:: What you need to do ::
Print the material below exactly as it stands, please, from its first line to the line holding "49.6, 51.0, 52.1];", with no pictures.

:: Collected material ::

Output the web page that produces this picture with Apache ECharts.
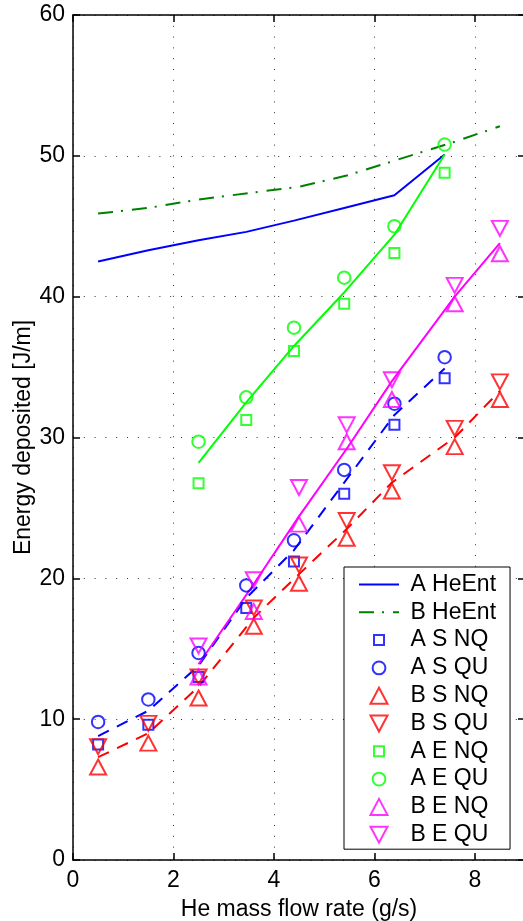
<!DOCTYPE html>
<html>
<head>
<meta charset="utf-8">
<title>Energy deposited vs He mass flow rate</title>
<script src="https://cdn.jsdelivr.net/npm/echarts@6/dist/echarts.min.js"></script>
<style>
  html, body { margin: 0; padding: 0; background: #fff; }
  #chart { width: 523px; height: 921px; }
</style>
</head>
<body>
<div id="chart"></div>
<script>
// Flow rates (g/s) for configuration A and B runs
const xA = [0.5, 1.5, 2.5, 3.45, 4.4, 5.4, 6.4, 7.4];
const xB = [0.5, 1.5, 2.5, 3.6, 4.5, 5.45, 6.35, 7.6, 8.5];
const xAE = [2.5, 3.45, 4.4, 5.4, 6.4, 7.4];
const xBE = [2.5, 3.6, 4.5, 5.45, 6.35, 7.6, 8.5];

// Helium enthalpy curves (J/m)
const aHeEnt = [42.5, 43.3, 44.0, 44.6, 45.4, 46.3, 47.2, 50.1];
const bHeEnt = [45.9, 46.3, 46.9, 47.4, 47.8, 48.6, 49.6, 51.0, 52.1];

// A, S: measured points and trend
const aSNQ = [8.2, 9.6, 13.0, 17.9, 21.2, 26.0, 30.9, 34.2];
const aSQU = [9.8, 11.4, 14.7, 19.5, 22.7, 27.7, 32.4, 35.7];
const aSFit = [8.8, 10.6, 13.8, 18.6, 22.0, 26.8, 31.6, 34.9];

// B, S
const bSNQ = [6.6, 8.3, 11.5, 16.6, 19.65, 22.85, 26.2, 29.35, 32.7];
const bSQU = [8.05, 9.7, 13.0, 17.9, 20.95, 24.1, 27.5, 30.65, 33.95];
const bSFit = [7.3, 9.0, 12.3, 17.2, 20.3, 23.5, 26.8, 30.0, 33.3];

// A, E
const aENQ = [26.75, 31.25, 36.15, 39.5, 43.1, 48.8];
const aEQU = [29.7, 32.85, 37.8, 41.35, 45.0, 50.8];
const aEFit = [28.2, 32.5, 36.5, 40.3, 44.4, 50.1];

// B, E
const bENQ = [13.0, 17.65, 23.85, 29.7, 32.7, 39.5, 43.05];
const bEQU = [15.2, 19.9, 26.45, 30.9, 34.1, 40.8, 44.85];
const bEFit = [13.9, 19.6, 24.4, 29.2, 34.0, 40.0, 43.8];

// Axis ticks
const xTicks = [0, 2, 4, 6, 8];
const yTicks = [0, 10, 20, 30, 40, 50, 60];

const legendNames = ['A HeEnt', 'B HeEnt', 'A S NQ', 'A S QU', 'B S NQ', 'B S QU',
                     'A E NQ', 'A E QU', 'B E NQ', 'B E QU'];

const FONT = '"Liberation Sans", Arial, Helvetica, sans-serif';
const BLUE = '#0000ff', DKGREEN = '#008000', GREEN = '#00ff00', RED = '#ff0000', MAGENTA = '#ff00ff';

const pairs = (xs, ys) => xs.map((x, i) => [x, ys[i]]);

const DOWN_TRI = 'path://M0,0 L2,0 L1,2 Z';
const MARK = {
  square: { symbol: 'rect', size: 10 },
  circle: { symbol: 'circle', size: 12.5 },
  up: { symbol: 'triangle', size: [16, 15] },
  down: { symbol: DOWN_TRI, size: [16, 15] }
};
// legend icons padded to an 18x18 box so their drawn sizes follow the plot markers
const ICON = {
  square: 'path://M0,0M18,18M4,4L14,4L14,14L4,14Z',
  circle: 'path://M0,0M18,18M2.6,9A6.4,6.4,0,1,1,15.4,9A6.4,6.4,0,1,1,2.6,9Z',
  up: 'path://M0,0M18,18M9,1L17.5,17L0.5,17Z',
  down: 'path://M0,0M18,18M0.5,1L17.5,1L9,17Z'
};
const CLEAR = 'rgba(0,0,0,0)';

function lineSeries(name, xs, ys, color, type) {
  return {
    name, type: 'line', data: pairs(xs, ys), symbol: 'none', showSymbol: false, z: 2,
    lineStyle: { color, width: 2, type },
    itemStyle: { color },
    silent: true, animation: false
  };
}
function markerSeries(name, xs, ys, color, kind) {
  return {
    name, type: 'scatter', data: pairs(xs, ys), z: 3,
    symbol: MARK[kind].symbol, symbolSize: MARK[kind].size,
    itemStyle: { color: CLEAR, borderColor: color, borderWidth: 2 },
    silent: true, animation: false
  };
}

const series = [
  lineSeries('A HeEnt', xA, aHeEnt, BLUE, 'solid'),
  lineSeries('B HeEnt', xB, bHeEnt, DKGREEN, [15, 8, 2, 9]),
  lineSeries('A S trend', xA, aSFit, BLUE, [12, 9]),
  lineSeries('B S trend', xB, bSFit, RED, [12, 9]),
  lineSeries('A E trend', xAE, aEFit, GREEN, 'solid'),
  lineSeries('B E trend', xBE, bEFit, MAGENTA, 'solid'),
  markerSeries('A S NQ', xA, aSNQ, BLUE, 'square'),
  markerSeries('A S QU', xA, aSQU, BLUE, 'circle'),
  markerSeries('B S NQ', xB, bSNQ, RED, 'up'),
  markerSeries('B S QU', xB, bSQU, RED, 'down'),
  markerSeries('A E NQ', xAE, aENQ, GREEN, 'square'),
  markerSeries('A E QU', xAE, aEQU, GREEN, 'circle'),
  markerSeries('B E NQ', xBE, bENQ, MAGENTA, 'up'),
  markerSeries('B E QU', xBE, bEQU, MAGENTA, 'down')
];

const iconKind = { 'A S NQ': 'square', 'A S QU': 'circle', 'B S NQ': 'up', 'B S QU': 'down',
                   'A E NQ': 'square', 'A E QU': 'circle', 'B E NQ': 'up', 'B E QU': 'down' };

// line entries keep their stroke sample but hide the marker dot
function legendItem(n) {
  if (iconKind[n]) return { name: n, icon: ICON[iconKind[n]] };
  return { name: n, itemStyle: { color: CLEAR, borderColor: CLEAR, borderWidth: 0 } };
}

const gridDots = { show: true, lineStyle: { color: '#000', width: 1, type: [1, 9.8], opacity: 0.8 } };
const labelStyle = { color: '#000', fontSize: 23, fontFamily: FONT };
const frameLine = { show: true, onZero: false, lineStyle: { color: '#000', width: 1.5 } };
const innerTicks = { show: true, inside: true, length: 7, lineStyle: { color: '#000', width: 1.5 } };

const chart = echarts.init(document.getElementById('chart'), null, { renderer: 'canvas' });
chart.setOption({
  animation: false,
  backgroundColor: '#fff',
  // the right-hand frame sits just past the canvas edge
  grid: { left: 73, top: 15, width: 452, height: 845, containLabel: false, outerBoundsMode: 'none', show: false },
  xAxis: [{
    type: 'value', min: 0, max: 9, interval: 2, position: 'bottom',
    name: 'He mass flow rate (g/s)', nameLocation: 'middle', nameGap: 38, nameMoveOverlap: false,
    nameTextStyle: labelStyle,
    axisLine: frameLine, axisTick: innerTicks,
    axisLabel: Object.assign({ margin: 9, formatter: v => (xTicks.includes(v) ? String(v) : '') }, labelStyle),
    splitLine: gridDots
  }, {
    type: 'value', min: 0, max: 9, interval: 2, position: 'top',
    axisLine: frameLine, axisTick: innerTicks,
    axisLabel: { show: false }, splitLine: { show: false }
  }],
  yAxis: [{
    type: 'value', min: 0, max: 60, interval: 10, position: 'left',
    name: 'Energy deposited [J/m]', nameLocation: 'middle', nameGap: 38, nameMoveOverlap: false,
    nameTextStyle: labelStyle,
    axisLine: frameLine, axisTick: innerTicks,
    axisLabel: Object.assign({ margin: 8, formatter: v => (yTicks.includes(v) ? String(v) : '') }, labelStyle),
    splitLine: gridDots
  }, {
    type: 'value', min: 0, max: 60, interval: 10, position: 'right',
    axisLine: frameLine, axisTick: innerTicks,
    axisLabel: { show: false }, splitLine: { show: false }
  }],
  legend: {
    show: true, orient: 'vertical', left: 344, top: 567,
    itemWidth: 40, itemHeight: 18, itemGap: 4.8,
    padding: [6, 14, 3, 14],
    backgroundColor: '#fff', borderColor: '#000', borderWidth: 1, borderRadius: 0,
    selectedMode: false,
    textStyle: { color: '#000', fontSize: 23, fontFamily: FONT },
    formatter: name => ' ' + name,
    data: legendNames.map(legendItem)
  },
  series
});
</script>
</body>
</html>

:: Answer ::
Output the web page that produces this picture with Apache ECharts.
<!DOCTYPE html>
<html>
<head>
<meta charset="utf-8">
<title>Energy deposited vs He mass flow rate</title>
<script src="https://cdn.jsdelivr.net/npm/echarts@6/dist/echarts.min.js"></script>
<style>
  html, body { margin: 0; padding: 0; background: #fff; }
  #chart { width: 523px; height: 921px; }
</style>
</head>
<body>
<div id="chart"></div>
<script>
// Flow rates (g/s) for configuration A and B runs
const xA = [0.5, 1.5, 2.5, 3.45, 4.4, 5.4, 6.4, 7.4];
const xB = [0.5, 1.5, 2.5, 3.6, 4.5, 5.45, 6.35, 7.6, 8.5];
const xAE = [2.5, 3.45, 4.4, 5.4, 6.4, 7.4];
const xBE = [2.5, 3.6, 4.5, 5.45, 6.35, 7.6, 8.5];

// Helium enthalpy curves (J/m)
const aHeEnt = [42.5, 43.3, 44.0, 44.6, 45.4, 46.3, 47.2, 50.1];
const bHeEnt = [45.9, 46.3, 46.9, 47.4, 47.8, 48.6, 49.6, 51.0, 52.1];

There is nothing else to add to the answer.